Sunday, June 2, 2019

Genesis 11.1-9: Talk and Tools

You might even have been able to hear them singing as they were building:
The more we get together, together, together
The more we get together the happier we'll be
But not everyone was happier with everybody getting together to build a tower to heaven. So language was confused (Genesis 11:1-9). No one could understand each other any more and building slowed. Slowed. And ultimately stopped. The tower was left to the ravages of time as surely as Ozymandias' vast and trunkless legs. Look on my works, ye Mighty, and despair! Perhaps the tower builders didn't know the story of Adam and Eve, whose lives were changed when they sought to be like God. Perhaps they knew but believed that their story would be different. 

Perhaps that's just human nature - to want to leave works and legacies and reminders that you walked the earth. That you were here. Pieter Bruegel saw the tendency in 16th-century Antwerp (Belgium). He paired the commercial development and urban sprawl of Antwerp with the Biblical story of the tower of Babel. 
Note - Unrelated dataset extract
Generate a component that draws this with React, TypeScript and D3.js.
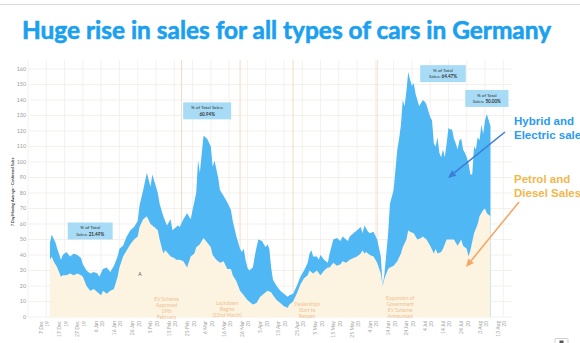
import React from "react";
import * as d3 from "d3";

// Total sales (top of blue stack) – 7 day moving average
const totalDates = [
  "2019-12-09","2019-12-10","2019-12-12","2019-12-13","2019-12-15","2019-12-16","2019-12-18","2019-12-20","2019-12-22","2019-12-24",
  "2019-12-26","2019-12-27","2019-12-29","2019-12-31","2020-01-02","2020-01-04","2020-01-05","2020-01-07","2020-01-09","2020-01-11",
  "2020-01-13","2020-01-15","2020-01-16","2020-01-18","2020-01-20","2020-01-22","2020-01-24","2020-01-26","2020-01-27","2020-01-29",
  "2020-01-31","2020-02-02","2020-02-03","2020-02-06","2020-02-07","2020-02-09","2020-02-11","2020-02-13","2020-02-14","2020-02-17",
  "2020-02-18","2020-02-20","2020-02-22","2020-02-24","2020-02-25","2020-02-27","2020-02-28","2020-02-29","2020-03-02","2020-03-04",
  "2020-03-06","2020-03-07","2020-03-08","2020-03-10","2020-03-11","2020-03-13","2020-03-15","2020-03-17","2020-03-18","2020-03-20",
  "2020-03-22","2020-03-23","2020-03-24","2020-03-25","2020-03-26","2020-03-27","2020-03-28","2020-03-29","2020-03-30","2020-03-31",
  "2020-04-01","2020-04-03","2020-04-04","2020-04-05","2020-04-06","2020-04-07","2020-04-08","2020-04-09","2020-04-11","2020-04-13",
  "2020-04-15","2020-04-17","2020-04-18","2020-04-20","2020-04-22","2020-04-24","2020-04-26","2020-04-28","2020-04-29","2020-04-30",
  "2020-05-01","2020-05-03","2020-05-04","2020-05-05","2020-05-07","2020-05-09","2020-05-10","2020-05-12","2020-05-14","2020-05-16",
  "2020-05-17","2020-05-20","2020-05-21","2020-05-23","2020-05-25","2020-05-27","2020-05-28","2020-05-29","2020-05-31","2020-06-01",
  "2020-06-03","2020-06-05","2020-06-07","2020-06-08","2020-06-09","2020-06-11","2020-06-12","2020-06-14","2020-06-16","2020-06-17",
  "2020-06-18","2020-06-19","2020-06-20","2020-06-21","2020-06-22","2020-06-23","2020-06-24","2020-06-25","2020-06-26","2020-06-27",
  "2020-06-28","2020-06-29","2020-06-30","2020-07-01","2020-07-02","2020-07-04","2020-07-05","2020-07-06","2020-07-07","2020-07-08",
  "2020-07-09","2020-07-10","2020-07-11","2020-07-12","2020-07-13","2020-07-14","2020-07-15","2020-07-16","2020-07-17","2020-07-18",
  "2020-07-19","2020-07-20","2020-07-21","2020-07-22","2020-07-23","2020-07-24","2020-07-25","2020-07-26","2020-07-27","2020-07-28",
  "2020-07-29","2020-07-30","2020-07-31","2020-08-01","2020-08-02","2020-08-03","2020-08-04","2020-08-05","2020-08-06"
];
const totalValues = [
  48,53,48,44,37,40,42,39,41,40,
  38,34,30,28,29,28,26,31,32,29,
  33,39,44,46,52,56,58,62,72,82,
  93,84,92,80,73,65,59,63,56,59,
  58,63,67,63,69,80,101,93,117,115,
  110,97,101,90,82,78,74,69,62,52,
  44,42,44,37,32,30,31,32,39,45,
  50,49,47,45,47,44,32,24,20,17,
  15,13,14,15,20,26,30,35,41,43,
  39,39,37,40,37,35,41,50,51,49,
  52,49,52,54,56,58,54,59,55,54,
  55,50,39,20,28,54,73,82,108,115,
  124,140,136,146,158,153,149,151,144,140,
  136,138,140,139,137,129,127,112,110,116,
  106,103,108,103,112,122,121,121,115,112,
  108,114,115,108,106,103,99,92,92,110,
  108,116,114,124,118,127,131,127,123
];

// Petrol and diesel sales (tan area)
const petrolDates = [
  "2019-12-09","2019-12-10","2019-12-11","2019-12-13","2019-12-15","2019-12-16","2019-12-18","2019-12-20","2019-12-22","2019-12-24",
  "2019-12-26","2019-12-27","2019-12-29","2019-12-31","2020-01-02","2020-01-04","2020-01-06","2020-01-07","2020-01-09","2020-01-11",
  "2020-01-13","2020-01-15","2020-01-16","2020-01-18","2020-01-20","2020-01-22","2020-01-24","2020-01-26","2020-01-27","2020-01-29",
  "2020-01-31","2020-02-02","2020-02-04","2020-02-06","2020-02-07","2020-02-09","2020-02-10","2020-02-11","2020-02-13","2020-02-15",
  "2020-02-16","2020-02-18","2020-02-20","2020-02-22","2020-02-24","2020-02-26","2020-02-27","2020-02-29","2020-03-02","2020-03-04",
  "2020-03-06","2020-03-07","2020-03-09","2020-03-11","2020-03-13","2020-03-15","2020-03-17","2020-03-18","2020-03-20","2020-03-22",
  "2020-03-24","2020-03-26","2020-03-28","2020-03-29","2020-03-31","2020-04-02","2020-04-04","2020-04-06","2020-04-08","2020-04-09",
  "2020-04-11","2020-04-13","2020-04-15","2020-04-17","2020-04-18","2020-04-20","2020-04-22","2020-04-24","2020-04-26","2020-04-28",
  "2020-04-29","2020-05-01","2020-05-03","2020-05-05","2020-05-07","2020-05-09","2020-05-10","2020-05-12","2020-05-14","2020-05-16",
  "2020-05-17","2020-05-19","2020-05-21","2020-05-23","2020-05-25","2020-05-27","2020-05-28","2020-05-29","2020-05-30","2020-06-01",
  "2020-06-03","2020-06-05","2020-06-07","2020-06-08","2020-06-09","2020-06-11","2020-06-12","2020-06-14","2020-06-16","2020-06-18",
  "2020-06-19","2020-06-21","2020-06-22","2020-06-23","2020-06-25","2020-06-27","2020-06-29","2020-06-30","2020-07-02","2020-07-04",
  "2020-07-06","2020-07-07","2020-07-08","2020-07-10","2020-07-11","2020-07-13","2020-07-15","2020-07-17","2020-07-19","2020-07-21",
  "2020-07-22","2020-07-24","2020-07-25","2020-07-26","2020-07-28","2020-07-30","2020-07-31","2020-08-02","2020-08-03","2020-08-04",
  "2020-08-06"
];
const petrolValues = [
  37,39,36,32,26,27,27,28,27,28,
  27,26,20,17,18,16,14,17,15,17,
  18,26,32,39,43,47,50,52,58,63,
  65,60,58,56,50,41,43,42,39,38,
  37,37,36,32,39,41,45,47,51,48,
  45,40,37,35,36,31,31,27,23,17,
  14,11,9,8,9,13,15,17,16,14,
  11,9,7,6,8,10,15,21,25,27,
  30,28,30,27,30,32,32,35,33,34,
  36,35,37,38,39,41,43,41,42,40,
  39,35,28,20,25,31,32,33,36,41,
  45,50,56,55,54,50,51,52,50,46,
  41,44,41,42,44,50,50,50,46,50,
  46,44,39,43,54,60,65,69,70,67,
  65
];

const tickDates = [
  "2019-12-07","2019-12-17","2019-12-27","2020-01-06","2020-01-16","2020-01-26","2020-02-05","2020-02-15","2020-02-25",
  "2020-03-06","2020-03-16","2020-03-26","2020-04-05","2020-04-15","2020-04-25","2020-05-05","2020-05-15","2020-05-25",
  "2020-06-04","2020-06-14","2020-06-24","2020-07-04","2020-07-14","2020-07-24","2020-08-03","2020-08-13"
];
const yTicks = [0, 10, 20, 30, 40, 50, 60, 70, 80, 90, 100, 110, 120, 130, 140, 150, 160];

const eventDates = ["2020-02-19", "2020-03-22", "2020-04-20", "2020-06-05"];
const eventLabels = [
  ["EV Scheme", "Approved", "19th", "February"],
  ["Lockdown", "Begins", "(22nd March)"],
  ["Dealerships", "Start to", "Reopen"],
  ["Expansion of", "Government", "EV Scheme", "Announced"],
];

const calloutLabels = [
  ["% of Total", "Sales: ", "21.49%"],
  ["% of Total Sales:", "", "60.94%"],
  ["% of Total", "Sales: ", "64.47%"],
  ["% of Total", "Sales: ", "50.00%"],
];
const calloutDates = ["2019-12-31", "2020-03-04", "2020-07-11", "2020-08-04"];
const calloutValues = [55.5, 133, 157, 141];

const parse = d3.utcParse("%Y-%m-%d");

export default function App() {
  const W = 580, H = 343;
  const x = d3.scaleUtc().domain([parse("2019-12-07")!, parse("2020-08-13")!]).range([46.3, 503.3]);
  const y = d3.scaleLinear().domain([0, 160]).range([317, 69]);

  const total = totalDates.map((d, i) => [parse(d)!, totalValues[i]] as [Date, number]);
  const petrol = petrolDates.map((d, i) => [parse(d)!, petrolValues[i]] as [Date, number]);

  const area = d3.area<[Date, number]>()
    .x((d) => x(d[0]))
    .y0(y(0))
    .y1((d) => y(d[1]));

  const plotLeft = x(d3.utcDay.offset(parse("2019-12-07")!, -10));
  const plotRight = 512;
  const fmtDay = d3.utcFormat("%-d %b");
  const fmtYr = d3.utcFormat("%y");

  const font = "Lato, 'Open Sans', sans-serif";
  const gridColor = "#f1ede8";
  const eventColor = "#f2dcc3";
  const eventText = "#efc291";

  const arrow = (x1: number, y1: number, x2: number, y2: number, color: string) => {
    const a = Math.atan2(y2 - y1, x2 - x1);
    const L = 8, Wd = 3.6;
    const bx = x2 - L * Math.cos(a), by = y2 - L * Math.sin(a);
    const p = [
      [x2, y2],
      [bx + Wd * Math.sin(a), by - Wd * Math.cos(a)],
      [bx - Wd * Math.sin(a), by + Wd * Math.cos(a)],
    ];
    return (
      <g>
        <line x1={x1} y1={y1} x2={bx} y2={by} stroke={color} strokeWidth={1.6} />
        <polygon points={p.map((q) => q.join(",")).join(" ")} fill={color} />
      </g>
    );
  };

  return (
    <svg width={W} height={H} style={{ position: "absolute", left: 0, top: 0, background: "#fff" }} fontFamily={font}>
      <rect x={0} y={0} width={W} height={H} fill="#fff" />
      <line x1={0} x2={W} y1={4.5} y2={4.5} stroke="#dcdcdc" strokeWidth={1} />

      <text x={286.5} y={39} textAnchor="middle" fontSize={24} fontWeight={700} fill="#1ba0f0"
        stroke="#1ba0f0" strokeWidth={0.6} strokeLinejoin="round"
        textLength={529} lengthAdjust="spacingAndGlyphs" fontFamily="Lato, sans-serif">
        Huge rise in sales for all types of cars in Germany
      </text>

      {/* grid */}
      {yTicks.map((t) => (
        <line key={"h" + t} x1={plotLeft} x2={plotRight} y1={y(t)} y2={y(t)} stroke={gridColor} strokeWidth={0.8} />
      ))}
      {[d3.utcDay.offset(parse("2019-12-07")!, -10), ...tickDates.map((d) => parse(d)!)].map((d, i) => (
        <line key={"v" + i} x1={x(d)} x2={x(d)} y1={60} y2={y(0)} stroke={gridColor} strokeWidth={0.8} />
      ))}

      {/* event lines */}
      {eventDates.map((d) => (
        <line key={d} x1={x(parse(d)!)} x2={x(parse(d)!)} y1={60} y2={y(0)} stroke={eventColor} strokeWidth={1} />
      ))}

      {/* areas */}
      <path d={area(total)!} fill="#4fb7f4" />
      <path d={area(petrol)!} fill="#fdf3e1" />

      {/* event labels */}
      {eventLabels.map((lines, i) => {
        const ex = x(parse(eventDates[i])!);
        const cx = [ex - 15, ex - 13, ex + 14, ex + 23][i];
        const top = [299, 303, 304, 298][i];
        return (
          <text key={"el" + i} textAnchor="middle" fontSize={5} fill={eventText}>
            {lines.map((l, j) => (
              <tspan key={j} x={cx} y={top + 1.5 + j * 6}>{l}</tspan>
            ))}
          </text>
        );
      })}

      <text x={140} y={276} textAnchor="middle" fontSize={5} fill="#555">A</text>

      {/* y axis */}
      {yTicks.map((t) => (
        <text key={"yt" + t} x={26} y={y(t) + 1.8} textAnchor="end" fontSize={5.3} fill="#9a9a9a">{t}</text>
      ))}
      <text transform={`translate(13.5,${192}) rotate(-90)`} textAnchor="middle" fontSize={3.8} fill="#333" fontWeight={700}>
        7 Day Moving Average - Confirmed Sales
      </text>

      {/* x axis */}
      {tickDates.map((d) => {
        const px = x(parse(d)!);
        return (
          <text key={d} transform={`translate(${px - 3.5},321) rotate(-90)`} textAnchor="end" fontSize={5} fill="#a0a0a0">
            <tspan x={0} y={0}>{fmtDay(parse(d)!)}</tspan>
            <tspan x={0} y={6.5}>{fmtYr(parse(d)!)}</tspan>
          </text>
        );
      })}

      {/* callouts */}
      {calloutLabels.map((c, i) => {
        const cx = x(parse(calloutDates[i])!);
        const cy = y(calloutValues[i]);
        const w = [45, 48, 45.6, 43.3][i];
        const h = 17;
        return (
          <g key={"c" + i}>
            <rect x={cx - w / 2} y={cy - h / 2} width={w} height={h} fill="#a8dcf6" />
            <text textAnchor="middle" fontSize={4.6} fill="#333">
              <tspan x={cx} y={cy - 1.6}>{c[0]}</tspan>
              <tspan x={cx} y={cy + 4.8}>{c[1]}<tspan fontWeight={700}>{c[2]}</tspan></tspan>
            </text>
          </g>
        );
      })}

      {/* side labels */}
      <text fontSize={11.5} fontWeight={700} fill="#2a9cf0" fontFamily="'Liberation Sans', Arial, sans-serif">
        <tspan x={514} y={124.5}>Hybrid and</tspan>
        <tspan x={514} y={138.5}>Electric sales</tspan>
      </text>
      <text fontSize={11.5} fontWeight={700} fill="#f3b74c" fontFamily="'Liberation Sans', Arial, sans-serif">
        <tspan x={514} y={182.5}>Petrol and</tspan>
        <tspan x={514} y={197}>Diesel Sales</tspan>
      </text>
      {arrow(505, 132, 448, 178, "#3b7fd8")}
      {arrow(519, 202, 466, 267, "#f5a766")}

      <rect x={555} y={338.5} width={13} height={6} rx={1} fill="#fff" stroke="#c4c4c4" strokeWidth={0.8} />
      <rect x={559.5} y={340.5} width={4} height={3} fill="#555" />
    </svg>
  );
}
The artist was commissioned to create several documentary paintings of the construction of a canal in Antwerp, so he put his learnings about construction to work in this large composition (approximately 45" x 61"). On the tower you'll see workers pulling boards up by ropes, horses pulling sleds piled with bags of something, workshops for creating building materials and tools, stonecarvers picking away at rock, ladders leaning against walls and boards spanning chasms.

The tower is based at least in part on the Colosseum in Rome, which at the time Bruegel painted was an abandoned and weed-covered ruin. Bruegel was making the point that what the Romans considered a masterpiece of engineering and architecture was now nothing to brag about. Perhaps the same fate awaited Antwerp's great plans for building and expansion. 
Pieter Bruegel. Tower of Babel. 1563. Vienna: Kunsthistoriches Museum. 
Google Art Project allows a really close zoom onto the details of this painting. Click here.
At the lower left, Nimrod has come to check the progress of his tower. Some of the stone cutters have stopped their work, bowing down to the king. One of the cutters has abandoned his tools on top of the stone on which he was working. But he has left the handle of the hammer and several of the spikes facing toward us. All we have to do is walk into the picture, pick up our tools, and help build this remarkable tower. 

Should we? Should we have walked in and picked up those tools if we were in the Biblical story? Should we have done that if we lived in Bruegel's 16th-century Antwerp? What about now? Should we pick up those tools and go to work with people we may not understand? Human language is never unconfused. The miracle of Pentecost isn't one of speech. It's one of hearing: each one heard their own language (Acts 2:6). The Holy Spirit facilitated hearing. The problem of communication remains.

Bruegel created a second (larger!) version of this subject. Look at Art&Faith Matters on Facebook to see what differences you can see.

For additional thoughts on Pentecost, click herehere, here, or here.

Cultural aside: Is it just me...or does the Bruegel painting look more than a little like Minas Tirith in the Peter Jackson Lord of the Rings movies? The source of that structure is supposedly Mont St. Michel, but it feels at least a little bit Bruegel to me.